TASK STATEMENT: Provide an exact copy of the data, excluding the images.

#####

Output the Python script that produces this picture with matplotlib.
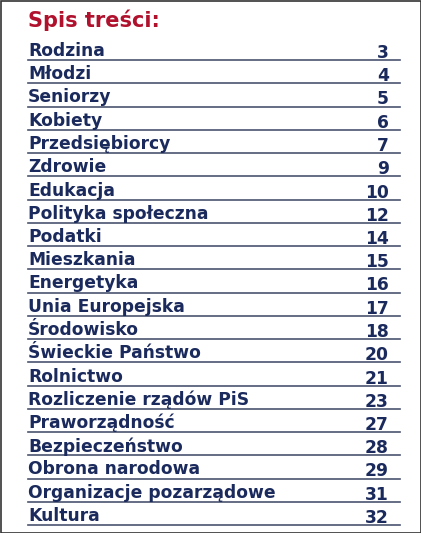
import matplotlib
matplotlib.use("Agg")
import matplotlib.pyplot as plt
from matplotlib.patches import Rectangle

title = "Spis treści:"
sections = ["Rodzina", "Młodzi", "Seniorzy", "Kobiety", "Przedsiębiorcy", "Zdrowie",
            "Edukacja", "Polityka społeczna", "Podatki", "Mieszkania", "Energetyka",
            "Unia Europejska", "Środowisko", "Świeckie Państwo", "Rolnictwo",
            "Rozliczenie rządów PiS", "Praworządność", "Bezpieczeństwo",
            "Obrona narodowa", "Organizacje pozarządowe", "Kultura"]
pages = [3, 4, 5, 6, 7, 9, 10, 12, 14, 15, 16, 17, 18, 20, 21, 23, 27, 28, 29, 31, 32]

W, H = 421, 533
fig = plt.figure(figsize=(W/100, H/100), dpi=100)
ax = fig.add_axes([0, 0, 1, 1])
ax.set_xlim(0, W)
ax.set_ylim(H, 0)
ax.axis("off")
ax.add_patch(Rectangle((0.5, 0.5), W-1, H-1, fill=False, edgecolor="#333333", lw=1.2))

navy = "#1b2a5c"
ax.text(28, 20, title, color="#b0122e", fontsize=15, fontweight="bold",
        family="DejaVu Sans", va="center", ha="left")
y0, dy = 51, 23.25
for i, (s, p) in enumerate(zip(sections, pages)):
    y = y0 + i * dy
    ax.text(28, y, s, color=navy, fontsize=12.3, fontweight="bold", family="DejaVu Sans",
            va="center", ha="left")
    ax.text(389, y + 2, str(p), color=navy, fontsize=12.3, fontweight="bold",
            family="DejaVu Sans", va="center", ha="right")
    ax.plot([28, 400], [y + 9, y + 9], color="#4a5470", lw=1.2)

fig.savefig("out.png", dpi=100)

#####

CORRECT RESULT:
Output the Python script that produces this picture with matplotlib.
import matplotlib
matplotlib.use("Agg")
import matplotlib.pyplot as plt
from matplotlib.patches import Rectangle

title = "Spis treści:"
sections = ["Rodzina", "Młodzi", "Seniorzy", "Kobiety", "Przedsiębiorcy", "Zdrowie",
            "Edukacja", "Polityka społeczna", "Podatki", "Mieszkania", "Energetyka",
            "Unia Europejska", "Środowisko", "Świeckie Państwo", "Rolnictwo",
            "Rozliczenie rządów PiS", "Praworządność", "Bezpieczeństwo",
            "Obrona narodowa", "Organizacje pozarządowe", "Kultura"]
pages = [3, 4, 5, 6, 7, 9, 10, 12, 14, 15, 16, 17, 18, 20, 21, 23, 27, 28, 29, 31, 32]

W, H = 421, 533
fig = plt.figure(figsize=(W/100, H/100), dpi=100)
ax = fig.add_axes([0, 0, 1, 1])
ax.set_xlim(0, W)
ax.set_ylim(H, 0)
ax.axis("off")
ax.add_patch(Rectangle((0.5, 0.5), W-1, H-1, fill=False, edgecolor="#333333", lw=1.2))

navy = "#1b2a5c"
ax.text(28, 20, title, color="#b0122e", fontsize=15, fontweight="bold",
        family="DejaVu Sans", va="center", ha="left")
y0, dy = 51, 23.25
for i, (s, p) in enumerate(zip(sections, pages)):
    y = y0 + i * dy
    ax.text(28, y, s, color=navy, fontsize=12.3, fontweight="bold", family="DejaVu Sans",
            va="center", ha="left")
    ax.text(389, y + 2, str(p), color=navy, fontsize=12.3, fontweight="bold",
            family="DejaVu Sans", va="center", ha="right")
    ax.plot([28, 400], [y + 9, y + 9], color="#4a5470", lw=1.2)

fig.savefig("out.png", dpi=100)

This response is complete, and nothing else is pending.